The agency has since “refused to disclose” information about its small refinery exemptions to journalists, ethanol advocates and members of Congress, the lawsuit alleges.
The groups say they’re not challenging EPA’s underlying authority to issue waivers to small refineries that have trouble meeting renewable fuel targets, but rather the decision to issue three waivers at hand.
“EPA left us with no choice but to challenge their systematic cuts to ethanol blending in the U.S. by distorting the intent of the law to grant secret hardship waivers to refineries which in some cases exceed the definition of ‘small’ and fall short of demonstrating ‘disproportionate economic hardship,'” said Brian Jennings, CEO of the American Coalition for Ethanol.
‘Fundamental misunderstanding’
The 10th Circuit — which spans Wyoming, Utah, Colorado, New Mexico, Kansas and Oklahoma — has previously considered the issue of RFS waivers.
Last August, the court rebuffed an Obama administration decision to reject exemptions for two small Sinclair Oil Corp. refineries.
A three-judge panel ruled that EPA exceeded its authority under the Clean Air Act when it found the company failed to show that complying with the RFS would threaten the “viability” of the Wyoming refineries (Greenwire, Aug. 16, 2017).

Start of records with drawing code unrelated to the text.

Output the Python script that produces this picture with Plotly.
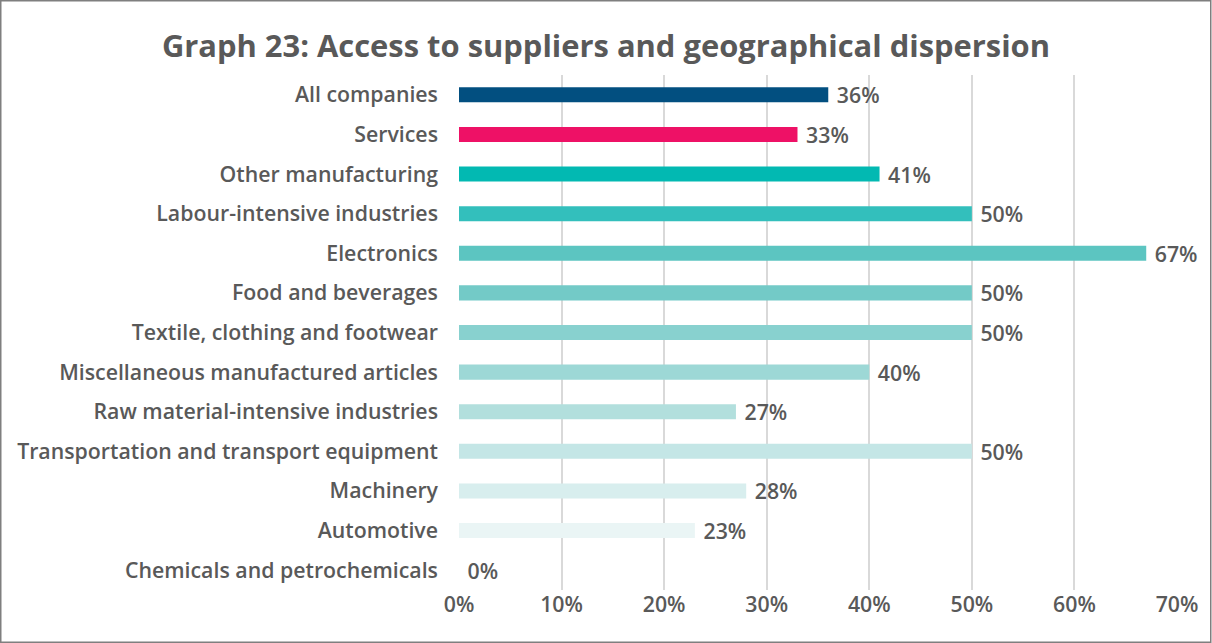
import plotly.graph_objects as go

categories = [
    "All companies",
    "Services",
    "Other manufacturing",
    "Labour-intensive industries",
    "Electronics",
    "Food and beverages",
    "Textile, clothing and footwear",
    "Miscellaneous manufactured articles",
    "Raw material-intensive industries",
    "Transportation and transport equipment",
    "Machinery",
    "Automotive",
    "Chemicals and petrochemicals",
]
values = [36, 33, 41, 50, 67, 50, 50, 40, 27, 50, 28, 23, 0]
colors = [
    "#024F80", "#EE1166", "#02B9B2", "#33BFBC", "#5CC5C1", "#73CAC7",
    "#88D1CF", "#9DD8D6", "#B2DFDD", "#C4E6E6", "#D8EEEE", "#EAF5F5", "#F2F9F9",
]
x_ticks = [0, 10, 20, 30, 40, 50, 60, 70]
x_ticklabels = [f"{t}%" for t in x_ticks]

W, H = 1212, 643
ml, mr, mt, mb = 459, 35, 75, 53
pw, ph = W - ml - mr, H - mt - mb

FS = 21.3

fig = go.Figure(go.Bar(
    x=values,
    y=categories,
    orientation="h",
    marker=dict(color=colors, line=dict(width=0)),
    width=0.38,
    text=[f" {v}%" for v in values],
    textposition="outside",
    constraintext="none",
    cliponaxis=False,
    textfont=dict(family="Open Sans", size=FS, color="#595959", weight=600),
))

def px_x(p):
    return (p - ml) / pw

def px_y(p):
    return 1 - (p - mt) / ph

fig.update_layout(
    width=W, height=H,
    margin=dict(l=ml, r=mr, t=mt, b=mb, autoexpand=False),
    paper_bgcolor="white",
    plot_bgcolor="white",
    showlegend=False,
    title=dict(
        text="<b>Graph 23: Access to suppliers and geographical dispersion</b>",
        x=0.5, xanchor="center", y=1 - 46 / H, yanchor="middle",
        font=dict(family="Open Sans", size=30.9, color="#595959"),
    ),
    xaxis=dict(
        range=[0, 70],
        tickvals=x_ticks,
        ticktext=x_ticklabels,
        showgrid=True, gridcolor="#D9D9D9", gridwidth=1.5,
        zeroline=False,
        showline=False,
        automargin=False,
        tickfont=dict(family="Open Sans", size=FS, color="#595959", weight=600),
    ),
    yaxis=dict(
        categoryorder="array",
        categoryarray=categories[::-1],
        autorange=False,
        range=[-0.5, len(categories) - 0.5],
        showgrid=False,
        zeroline=False,
        showline=False,
        ticks="",
        automargin=False,
        ticklabelstandoff=20,
        tickfont=dict(family="Open Sans", size=FS, color="#595959", weight=600),
    ),
    font=dict(family="Open Sans", color="#595959"),
    shapes=[
        dict(type="rect", xref="paper", yref="paper",
             x0=px_x(0.75), x1=px_x(W - 1.25), y0=px_y(H - 0.75), y1=px_y(0.75),
             line=dict(color="#7F7F7F", width=1.5), fillcolor="rgba(0,0,0,0)",
             layer="above"),
    ],
)

fig.write_html("out.html", config={"displayModeBar": False},
               post_script="document.body.style.margin='0';")
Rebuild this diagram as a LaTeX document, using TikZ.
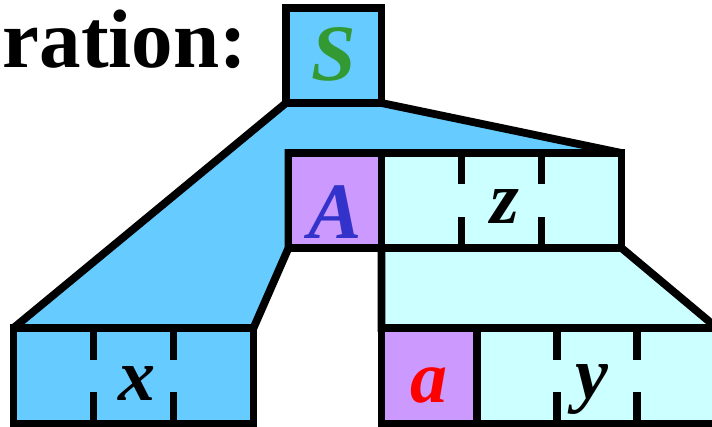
\documentclass[tikz,border=0pt]{standalone}
\usepackage{fontspec}
\setmainfont{Liberation Serif}
\definecolor{sblue}{HTML}{66CCFF}
\definecolor{scyan}{HTML}{CCFFFF}
\definecolor{spurple}{HTML}{CC99FF}
\definecolor{sgreen}{HTML}{339933}
\definecolor{sdblue}{HTML}{3333CC}
\begin{document}
\begin{tikzpicture}[x=1pt,y=-1pt, line width=7.8pt, line join=miter, miter limit=1.5,
  cell/.style={draw=black},
  tick/.style={draw=black},
  biglbl/.style={anchor=base, inner sep=0pt, font=\fontsize{80}{80}\selectfont\bfseries\itshape},
  smalllbl/.style={anchor=base, inner sep=0pt, font=\fontsize{74}{74}\selectfont\bfseries\itshape}]
\useasboundingbox (0,0) rectangle (712,426);
% key coordinates
\coordinate (Sbl) at (286,103);
\coordinate (Sbr) at (381.5,103);
\coordinate (Atl) at (288.5,153);
\coordinate (Abl) at (288.5,248);
\coordinate (Zbl) at (381.5,248);
\coordinate (Ztr) at (621.5,153);
\coordinate (Zbr) at (621.5,248);
\coordinate (Xtl) at (13.5,328);
\coordinate (Xtr) at (253.5,328);
\coordinate (atl) at (381.5,328);
\coordinate (Ytr) at (717,328);
% derivation trapezoids
\filldraw[fill=sblue, draw=black] (Sbl) -- (Xtl) -- (Xtr) -- (Abl) -- (Atl) -- (Ztr) -- (Sbr) -- cycle;
\filldraw[fill=scyan, draw=black] (Zbl) -- (atl) -- (Ytr) -- (Zbr) -- cycle;
% boxes
\filldraw[cell, fill=sblue] (286,8) rectangle (381.5,103);
\filldraw[cell, fill=spurple] (288.5,153) rectangle (381.5,248);
\filldraw[cell, fill=scyan] (381.5,153) rectangle (621.5,248);
\filldraw[cell, fill=sblue] (13.5,328) rectangle (253.5,424);
\filldraw[cell, fill=spurple] (381.5,328) rectangle (477,424);
\filldraw[cell, fill=scyan] (477,328) rectangle (717,424);
% ticks
\foreach \t in {461.5,541.5} {
  \draw[tick] (\t,153) -- (\t,184);
  \draw[tick] (\t,217) -- (\t,248);
}
\foreach \t in {93.5,173.5,557,637} {
  \draw[tick] (\t,328) -- (\t,360);
  \draw[tick] (\t,392) -- (\t,424);
}
% labels
\node[anchor=base west, inner sep=0pt, font=\fontsize{83}{83}\selectfont\bfseries] (title) at (-1,67) {ration:};
\node[biglbl, text=sgreen] (S) at (334,80) {S};
\node[biglbl, text=sdblue] (A) at (335,238) {A};
\node[smalllbl] (z) at (505,223) {z};
\node[smalllbl] (x) at (137,400) {x};
\node[smalllbl, text=red] (a) at (429,402) {a};
\node[smalllbl] (y) at (592,398) {y};
\end{tikzpicture}
\end{document}
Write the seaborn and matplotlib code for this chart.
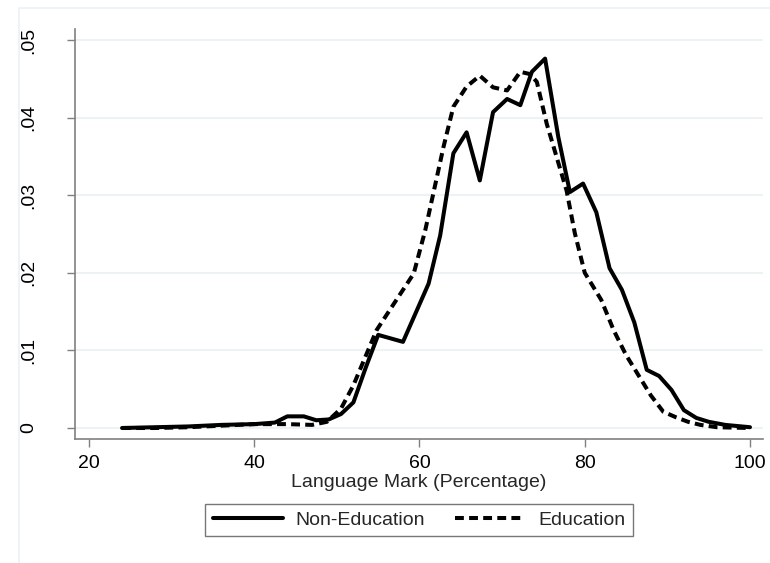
import matplotlib
matplotlib.use("Agg")
import numpy as np
import pandas as pd
import seaborn as sns
from matplotlib import pyplot as plt
from matplotlib.patches import Rectangle

# Kernel density estimates
non_edu_x = [24, 28, 32, 36, 40, 42.5, 44, 46, 47.5, 49, 50.5, 52, 53.5, 55, 58,
             61.1, 62.5, 64.1, 65.7, 67.3, 68.9, 70.6, 72.2, 73.6, 75.2, 76.8,
             78.2, 79.8, 81.4, 83, 84.5, 86, 87.5, 89, 90.5, 92, 93.5, 95, 97, 100]
non_edu_y = [0, 0.0001, 0.0002, 0.0004, 0.0005, 0.0007, 0.0015, 0.0015, 0.0010,
             0.0011, 0.0018, 0.0033, 0.0078, 0.0120, 0.0111, 0.0186, 0.0248,
             0.0354, 0.0381, 0.0319, 0.0407, 0.0424, 0.0416, 0.0459, 0.0476,
             0.0375, 0.0304, 0.0315, 0.0278, 0.0206, 0.0178, 0.0136, 0.0075,
             0.0067, 0.0049, 0.0023, 0.0013, 0.0008, 0.0004, 0.0001]

edu_x = [24, 28, 32, 36, 40, 44, 47, 48.8, 50.5, 52, 54.8, 57.2, 59.3, 60.7,
         62.9, 64.1, 65.7, 67.3, 68.9, 70.6, 72.2, 73.4, 74.2, 75.4, 76.6, 77.8,
         78.8, 80, 82, 83.5, 85, 86.5, 88, 89.5, 91, 92.5, 94, 96, 100]
edu_y = [0, 0, 0.0001, 0.0003, 0.0005, 0.0005, 0.0004, 0.0008, 0.0025, 0.0055,
         0.0126, 0.0165, 0.0199, 0.0255, 0.0362, 0.0414, 0.0440, 0.0454, 0.0439,
         0.0435, 0.0459, 0.0456, 0.0446, 0.0392, 0.0349, 0.0306, 0.0251, 0.0200,
         0.0165, 0.0126, 0.0094, 0.0068, 0.0042, 0.0021, 0.0014, 0.0008, 0.0004,
         0.0001, 0]

x_ticks = [20, 40, 60, 80, 100]
y_ticks = [0, 0.01, 0.02, 0.03, 0.04, 0.05]
y_tick_labels = ["0", ".01", ".02", ".03", ".04", ".05"]

sns.set_style("white")
plt.rcParams['font.family'] = ['Liberation Sans', 'DejaVu Sans']

W, H = 770, 563
fig = plt.figure(figsize=(W / 100, H / 100), dpi=100)
ax = fig.add_axes([75 / W, 1 - 439 / H, (763 - 75) / W, (439 - 29) / H])

grid_col = '#eaf2f3'
axis_col = '#808080'
fs = 14

# faint outer graph frame
fig.add_artist(Rectangle((19 / W, -0.1), 2, 1.1 - 8 / H, transform=fig.transFigure,
                         fill=False, edgecolor=grid_col, lw=1.2, zorder=0))

df_ne = pd.DataFrame({'mark': non_edu_x, 'density': non_edu_y})
df_e = pd.DataFrame({'mark': edu_x, 'density': edu_y})

sns.lineplot(data=df_ne, x='mark', y='density', ax=ax, color='black', lw=2.9,
             label='Non-Education', sort=False)
sns.lineplot(data=df_e, x='mark', y='density', ax=ax, color='black', lw=2.9,
             linestyle=(0, (2.2, 1.3)), label='Education', sort=False)

ax.set_xlim(20 - 14 / 8.2625, 100 + 13 / 8.2625)
ax.set_ylim(-11 / 7760, 0.05 + 11 / 7760)
ax.set_xticks(x_ticks)
ax.set_yticks(y_ticks)
ax.set_yticklabels(y_tick_labels)

for y in y_ticks:
    ax.axhline(y, color=grid_col, lw=1.3, zorder=0)

for side in ['top', 'right']:
    ax.spines[side].set_visible(False)
for side in ['left', 'bottom']:
    ax.spines[side].set_color(axis_col)
    ax.spines[side].set_linewidth(1.2)

ax.tick_params(axis='both', direction='out', length=5.5, width=1, color=axis_col,
               labelsize=fs, labelcolor='black', left=True, bottom=True)
ax.tick_params(axis='x', pad=6)
ax.tick_params(axis='y', pad=22)
for lab in ax.get_yticklabels():
    lab.set_rotation(90)
    lab.set_va('center')

ax.set_xlabel('Language Mark (Percentage)', fontsize=fs, labelpad=1.5)
ax.set_ylabel('')

handles, labels = ax.get_legend_handles_labels()
ax.get_legend().remove()
leg = fig.legend(handles, labels, loc='center', bbox_to_anchor=(419 / W, 1 - 520 / H),
                 ncol=2, fontsize=fs, frameon=True, fancybox=False, edgecolor='#555555',
                 handlelength=3.6, handletextpad=0.67, columnspacing=1.55,
                 borderpad=0.38, borderaxespad=0)
leg.get_frame().set_linewidth(1)

fig.savefig('out.png', dpi=100)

Scott Segal, an attorney at Bracewell LLP representing refiners, who has slammed biofuel advocates for having a “fundamental misunderstanding” of the waiver, said that the 10th Circuit rejected the idea that the RFS waiver is a limited exemption.
“Language in the opinion says that EPA must compare a small refinery’s cost of compliance to the industry average, and if the small refinery’s cost is significantly higher, it faces a disproportionate economic hardship,” he said. “The granting of the waiver thereafter simply is not discretionary.”
Earlier this month, the Advanced Biofuels Association filed its own lawsuit seeking review of the agency’s waiver process in the U.S. Court of Appeals for the District of Columbia Circuit.
The group argues that an arbitrary change in EPA’s criteria for determining economic hardship accounts for the large number of exemptions last year (Greenwire, May 2).